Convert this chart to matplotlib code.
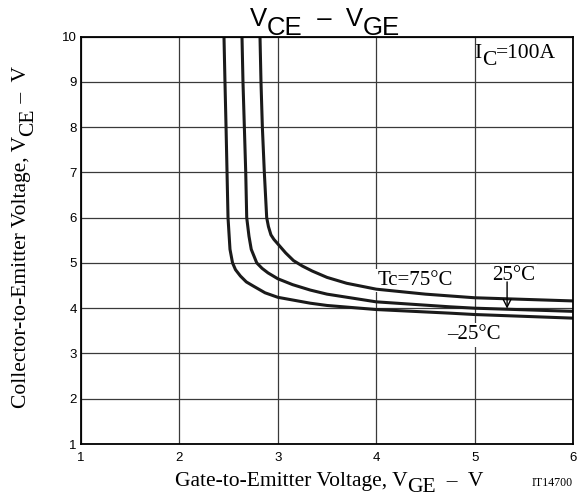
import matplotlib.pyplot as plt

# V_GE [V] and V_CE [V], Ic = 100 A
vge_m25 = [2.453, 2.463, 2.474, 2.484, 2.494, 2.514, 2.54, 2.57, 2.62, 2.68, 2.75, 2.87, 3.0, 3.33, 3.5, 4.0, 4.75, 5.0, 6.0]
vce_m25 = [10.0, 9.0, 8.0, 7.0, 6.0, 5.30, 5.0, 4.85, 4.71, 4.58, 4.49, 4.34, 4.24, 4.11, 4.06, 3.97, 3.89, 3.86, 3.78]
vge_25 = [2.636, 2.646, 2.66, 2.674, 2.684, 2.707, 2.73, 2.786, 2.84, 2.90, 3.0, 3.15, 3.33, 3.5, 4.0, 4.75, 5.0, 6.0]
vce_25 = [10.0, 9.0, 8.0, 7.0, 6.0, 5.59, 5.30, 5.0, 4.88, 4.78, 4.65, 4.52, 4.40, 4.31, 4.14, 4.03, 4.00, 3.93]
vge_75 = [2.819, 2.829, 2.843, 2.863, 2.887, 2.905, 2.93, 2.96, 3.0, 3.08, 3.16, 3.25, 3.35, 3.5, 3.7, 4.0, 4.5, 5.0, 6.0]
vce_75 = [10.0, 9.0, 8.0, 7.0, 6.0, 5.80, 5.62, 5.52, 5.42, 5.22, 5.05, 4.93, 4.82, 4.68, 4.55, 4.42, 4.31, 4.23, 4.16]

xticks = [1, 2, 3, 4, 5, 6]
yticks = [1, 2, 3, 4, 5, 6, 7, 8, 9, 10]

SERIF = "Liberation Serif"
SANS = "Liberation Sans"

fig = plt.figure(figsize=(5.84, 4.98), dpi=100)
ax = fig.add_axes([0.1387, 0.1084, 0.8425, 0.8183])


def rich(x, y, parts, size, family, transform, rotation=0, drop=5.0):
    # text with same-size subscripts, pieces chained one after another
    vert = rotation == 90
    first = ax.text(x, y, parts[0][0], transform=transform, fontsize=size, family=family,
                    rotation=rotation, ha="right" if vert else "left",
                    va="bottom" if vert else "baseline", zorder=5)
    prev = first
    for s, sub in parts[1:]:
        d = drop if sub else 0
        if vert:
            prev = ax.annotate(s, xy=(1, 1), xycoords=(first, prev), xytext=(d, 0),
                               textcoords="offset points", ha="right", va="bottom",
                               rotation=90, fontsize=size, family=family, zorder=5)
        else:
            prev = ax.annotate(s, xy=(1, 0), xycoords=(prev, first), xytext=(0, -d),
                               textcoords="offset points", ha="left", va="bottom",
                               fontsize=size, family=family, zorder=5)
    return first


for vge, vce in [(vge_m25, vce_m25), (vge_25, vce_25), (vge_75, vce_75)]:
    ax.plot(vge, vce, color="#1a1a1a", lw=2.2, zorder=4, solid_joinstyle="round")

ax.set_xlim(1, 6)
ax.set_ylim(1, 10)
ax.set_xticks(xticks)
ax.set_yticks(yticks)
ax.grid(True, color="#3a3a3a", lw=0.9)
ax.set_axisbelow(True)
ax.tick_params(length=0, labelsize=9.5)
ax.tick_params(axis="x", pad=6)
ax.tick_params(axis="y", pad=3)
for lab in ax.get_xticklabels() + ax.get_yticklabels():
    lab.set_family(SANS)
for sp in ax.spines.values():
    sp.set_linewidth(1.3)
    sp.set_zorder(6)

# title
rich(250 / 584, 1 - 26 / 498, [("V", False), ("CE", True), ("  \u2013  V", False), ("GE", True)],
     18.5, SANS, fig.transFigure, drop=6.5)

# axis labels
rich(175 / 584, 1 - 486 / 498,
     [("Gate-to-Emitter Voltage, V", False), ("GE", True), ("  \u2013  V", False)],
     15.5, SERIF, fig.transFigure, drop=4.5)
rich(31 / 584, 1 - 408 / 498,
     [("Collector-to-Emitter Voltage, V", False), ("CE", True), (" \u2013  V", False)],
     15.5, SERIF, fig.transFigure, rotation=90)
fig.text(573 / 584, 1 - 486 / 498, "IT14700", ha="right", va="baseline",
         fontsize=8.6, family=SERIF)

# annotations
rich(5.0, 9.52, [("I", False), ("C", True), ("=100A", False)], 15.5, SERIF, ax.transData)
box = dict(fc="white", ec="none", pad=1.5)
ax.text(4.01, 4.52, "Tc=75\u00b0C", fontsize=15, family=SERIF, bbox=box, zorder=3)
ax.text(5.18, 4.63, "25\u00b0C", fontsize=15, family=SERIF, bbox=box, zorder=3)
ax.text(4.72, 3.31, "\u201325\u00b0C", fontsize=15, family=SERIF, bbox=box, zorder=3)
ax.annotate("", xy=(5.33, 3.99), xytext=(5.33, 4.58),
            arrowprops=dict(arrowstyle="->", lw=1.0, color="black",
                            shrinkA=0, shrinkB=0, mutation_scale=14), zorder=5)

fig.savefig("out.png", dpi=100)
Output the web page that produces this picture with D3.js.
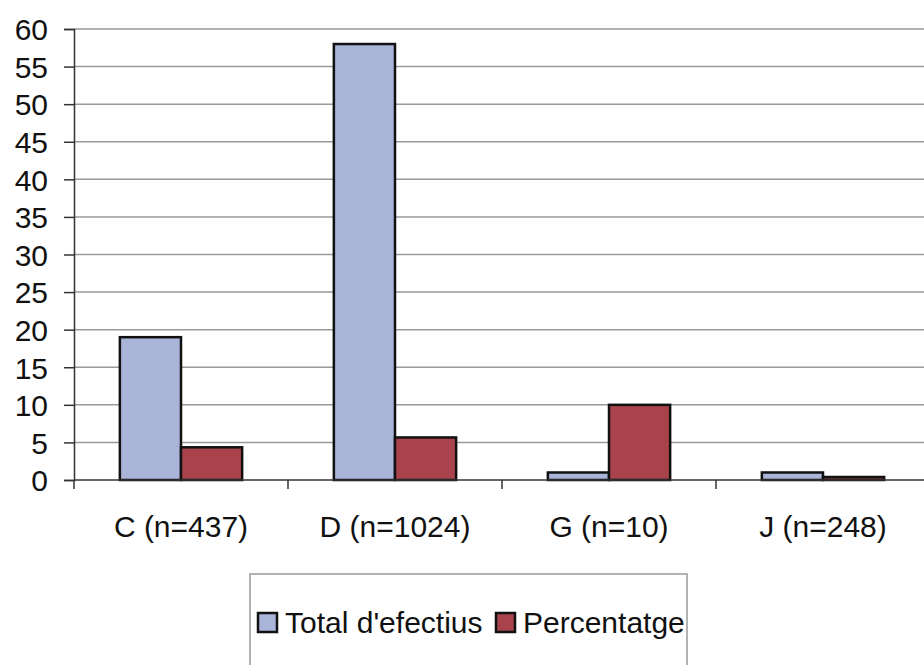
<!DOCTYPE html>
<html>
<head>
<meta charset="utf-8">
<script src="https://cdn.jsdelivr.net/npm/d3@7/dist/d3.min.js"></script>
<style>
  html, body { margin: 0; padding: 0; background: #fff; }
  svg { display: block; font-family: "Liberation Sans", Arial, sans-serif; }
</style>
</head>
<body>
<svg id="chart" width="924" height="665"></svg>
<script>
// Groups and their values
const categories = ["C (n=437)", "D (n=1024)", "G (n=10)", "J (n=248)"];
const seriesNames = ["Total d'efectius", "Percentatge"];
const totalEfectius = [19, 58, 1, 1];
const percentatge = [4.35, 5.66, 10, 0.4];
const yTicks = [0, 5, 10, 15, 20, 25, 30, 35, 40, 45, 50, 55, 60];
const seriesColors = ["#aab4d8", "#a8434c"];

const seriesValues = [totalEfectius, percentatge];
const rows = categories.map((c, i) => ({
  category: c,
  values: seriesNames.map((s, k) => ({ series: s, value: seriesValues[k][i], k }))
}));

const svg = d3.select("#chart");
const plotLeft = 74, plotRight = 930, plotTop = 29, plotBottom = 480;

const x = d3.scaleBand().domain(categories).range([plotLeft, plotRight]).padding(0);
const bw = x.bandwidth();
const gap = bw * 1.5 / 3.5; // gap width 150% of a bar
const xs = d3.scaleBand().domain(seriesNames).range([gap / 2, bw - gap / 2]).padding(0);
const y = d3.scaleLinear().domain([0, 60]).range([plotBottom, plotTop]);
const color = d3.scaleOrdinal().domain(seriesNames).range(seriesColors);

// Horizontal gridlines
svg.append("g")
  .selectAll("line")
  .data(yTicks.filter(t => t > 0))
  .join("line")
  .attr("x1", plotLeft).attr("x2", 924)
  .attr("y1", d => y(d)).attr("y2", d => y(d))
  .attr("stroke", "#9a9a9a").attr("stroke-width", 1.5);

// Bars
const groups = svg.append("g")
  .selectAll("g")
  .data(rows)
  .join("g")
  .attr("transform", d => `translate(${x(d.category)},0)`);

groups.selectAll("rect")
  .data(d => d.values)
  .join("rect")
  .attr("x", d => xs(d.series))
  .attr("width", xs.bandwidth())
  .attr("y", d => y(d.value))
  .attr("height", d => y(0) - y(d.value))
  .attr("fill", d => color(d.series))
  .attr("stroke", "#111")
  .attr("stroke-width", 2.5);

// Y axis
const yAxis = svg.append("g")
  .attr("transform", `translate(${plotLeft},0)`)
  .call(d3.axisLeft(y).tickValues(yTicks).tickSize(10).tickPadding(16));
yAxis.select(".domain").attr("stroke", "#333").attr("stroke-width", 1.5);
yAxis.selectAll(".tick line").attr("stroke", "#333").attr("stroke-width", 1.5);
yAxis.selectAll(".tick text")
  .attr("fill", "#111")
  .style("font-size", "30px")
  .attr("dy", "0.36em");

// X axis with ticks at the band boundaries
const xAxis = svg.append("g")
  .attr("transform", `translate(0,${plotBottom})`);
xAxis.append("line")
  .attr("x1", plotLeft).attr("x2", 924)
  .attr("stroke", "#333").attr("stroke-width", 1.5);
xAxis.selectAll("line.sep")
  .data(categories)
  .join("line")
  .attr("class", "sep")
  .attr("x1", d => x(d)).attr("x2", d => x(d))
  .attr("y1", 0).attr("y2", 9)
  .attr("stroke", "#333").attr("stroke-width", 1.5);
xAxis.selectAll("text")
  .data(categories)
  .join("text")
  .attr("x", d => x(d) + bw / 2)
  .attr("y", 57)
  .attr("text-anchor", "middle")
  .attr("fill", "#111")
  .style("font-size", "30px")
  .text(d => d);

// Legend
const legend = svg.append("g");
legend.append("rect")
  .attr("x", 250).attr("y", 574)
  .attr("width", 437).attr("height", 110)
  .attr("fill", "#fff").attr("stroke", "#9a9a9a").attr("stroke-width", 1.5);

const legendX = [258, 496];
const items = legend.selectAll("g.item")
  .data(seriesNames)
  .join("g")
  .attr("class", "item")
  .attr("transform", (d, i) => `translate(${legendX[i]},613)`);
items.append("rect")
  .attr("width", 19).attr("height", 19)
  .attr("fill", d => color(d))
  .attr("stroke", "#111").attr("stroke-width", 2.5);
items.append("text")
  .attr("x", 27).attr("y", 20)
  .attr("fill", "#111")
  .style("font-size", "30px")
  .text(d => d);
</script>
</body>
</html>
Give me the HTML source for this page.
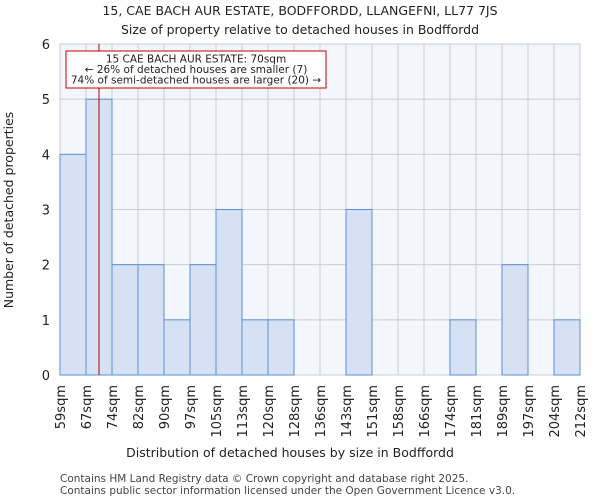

• • • •

→ **Your instructions**
Which lines of the data above contain "this"? Copy each one.

→ **Response**
Convert this chart to matplotlib code.
Output the web page that produces this picture with D3.js.
Give me the HTML source for this page.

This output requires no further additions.